Goal: For the copy, please give all of the data again exactly and leave the pictures out.

Collected data:

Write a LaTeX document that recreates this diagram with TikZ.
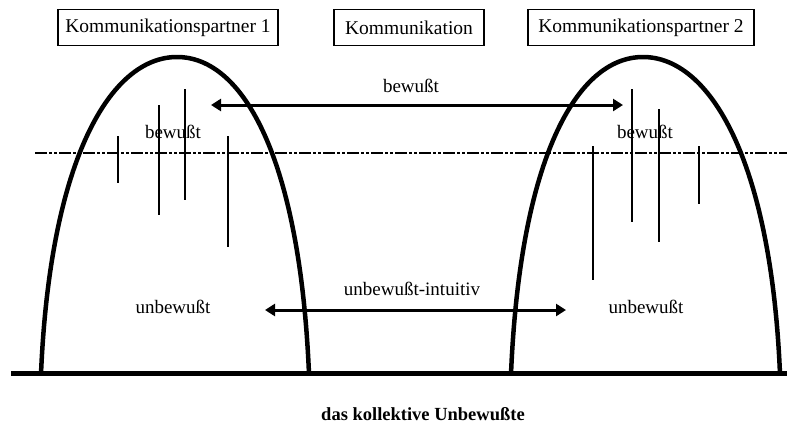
\documentclass[tikz,border=0pt]{standalone}
\usepackage{fontspec}
\setmainfont{Liberation Serif}
\usetikzlibrary{arrows.meta}
\begin{document}
\begin{tikzpicture}[x=1pt,y=-1pt,
  titlebox/.style={draw,line width=1.8pt,minimum height=36pt,inner sep=0pt,font=\fontsize{19.5}{21}\selectfont},
  lbl/.style={inner sep=0pt,font=\fontsize{19}{21}\selectfont},
  dome/.style={line width=4.5pt,line join=round},
  tick/.style={line width=1.4pt},
  arr/.style={line width=3pt,{Triangle[length=10pt,width=12pt]}-{Triangle[length=10pt,width=12pt]}}]
\useasboundingbox (0,0) rectangle (787,426);
% title boxes
\node[titlebox,minimum width=220pt] (p1) at (168,27.5) {Kommunikationspartner 1};
\node[titlebox,minimum width=150pt] (k) at (409,27.5) {Kommunikation};
\node[titlebox,minimum width=226pt] (p2) at (641,27.5) {Kommunikationspartner 2};
% base line
\coordinate (b1) at (11,373);
\coordinate (b2) at (787,373);
\draw[line width=5pt] (b1) -- (b2);
% dash-dot line
\coordinate (d1) at (35,153);
\coordinate (d2) at (787,153);
\draw[line width=2.4pt,dash pattern=on 12pt off 2pt on 3pt off 2pt on 3pt off 2pt] (d1) -- (d2);
% domes
\draw[dome] (41,374) .. controls (50,160) and (110,57) .. (177,57) .. controls (244,57) and (300,160) .. (309,374);
\draw[dome] (511,374) .. controls (520,160) and (576,57) .. (643,57) .. controls (710,57) and (771,160) .. (780,374);
% vertical ticks dome 1
\draw[tick] (118,136) -- (118,183);
\draw[tick] (159,105) -- (159,215);
\draw[tick] (185,89) -- (185,200);
\draw[tick] (228,136) -- (228,247);
% vertical ticks dome 2
\draw[tick] (593,146) -- (593,280);
\draw[tick] (632,89) -- (632,222);
\draw[tick] (659,109) -- (659,242);
\draw[tick] (699,146) -- (699,204);
% arrows
\coordinate (a1) at (211,105);
\coordinate (a2) at (623,105);
\draw[arr] (a1) -- (a2);
\coordinate (c1) at (265,310);
\coordinate (c2) at (566,310);
\draw[arr] (c1) -- (c2);
% labels
\node[lbl] (l1) at (411,86) {bewußt};
\node[lbl] (l2) at (412,289) {unbewußt-intuitiv};
\node[lbl] (b1l) at (173,132) {bewußt};
\node[lbl] (b2l) at (645,132) {bewußt};
\node[lbl] (u1) at (173,307) {unbewußt};
\node[lbl] (u2) at (646,307) {unbewußt};
\node[lbl,font=\bfseries\fontsize{18.5}{20}\selectfont] (cu) at (423,414) {das kollektive Unbewußte};
\end{tikzpicture}
\end{document}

Worked answer:
Write a LaTeX document that recreates this diagram with TikZ.
\documentclass[tikz,border=0pt]{standalone}
\usepackage{fontspec}
\setmainfont{Liberation Serif}
\usetikzlibrary{arrows.meta}
\begin{document}
\begin{tikzpicture}[x=1pt,y=-1pt,
  titlebox/.style={draw,line width=1.8pt,minimum height=36pt,inner sep=0pt,font=\fontsize{19.5}{21}\selectfont},
  lbl/.style={inner sep=0pt,font=\fontsize{19}{21}\selectfont},
  dome/.style={line width=4.5pt,line join=round},
  tick/.style={line width=1.4pt},
  arr/.style={line width=3pt,{Triangle[length=10pt,width=12pt]}-{Triangle[length=10pt,width=12pt]}}]
\useasboundingbox (0,0) rectangle (787,426);
% title boxes
\node[titlebox,minimum width=220pt] (p1) at (168,27.5) {Kommunikationspartner 1};
\node[titlebox,minimum width=150pt] (k) at (409,27.5) {Kommunikation};
\node[titlebox,minimum width=226pt] (p2) at (641,27.5) {Kommunikationspartner 2};
% base line
\coordinate (b1) at (11,373);
\coordinate (b2) at (787,373);
\draw[line width=5pt] (b1) -- (b2);
% dash-dot line
\coordinate (d1) at (35,153);
\coordinate (d2) at (787,153);
\draw[line width=2.4pt,dash pattern=on 12pt off 2pt on 3pt off 2pt on 3pt off 2pt] (d1) -- (d2);
% domes
\draw[dome] (41,374) .. controls (50,160) and (110,57) .. (177,57) .. controls (244,57) and (300,160) .. (309,374);
\draw[dome] (511,374) .. controls (520,160) and (576,57) .. (643,57) .. controls (710,57) and (771,160) .. (780,374);
% vertical ticks dome 1
\draw[tick] (118,136) -- (118,183);
\draw[tick] (159,105) -- (159,215);
\draw[tick] (185,89) -- (185,200);
\draw[tick] (228,136) -- (228,247);
% vertical ticks dome 2
\draw[tick] (593,146) -- (593,280);
\draw[tick] (632,89) -- (632,222);
\draw[tick] (659,109) -- (659,242);
\draw[tick] (699,146) -- (699,204);
% arrows
\coordinate (a1) at (211,105);
\coordinate (a2) at (623,105);
\draw[arr] (a1) -- (a2);
\coordinate (c1) at (265,310);
\coordinate (c2) at (566,310);
\draw[arr] (c1) -- (c2);
% labels
\node[lbl] (l1) at (411,86) {bewußt};
\node[lbl] (l2) at (412,289) {unbewußt-intuitiv};
\node[lbl] (b1l) at (173,132) {bewußt};
\node[lbl] (b2l) at (645,132) {bewußt};
\node[lbl] (u1) at (173,307) {unbewußt};
\node[lbl] (u2) at (646,307) {unbewußt};
\node[lbl,font=\bfseries\fontsize{18.5}{20}\selectfont] (cu) at (423,414) {das kollektive Unbewußte};
\end{tikzpicture}
\end{document}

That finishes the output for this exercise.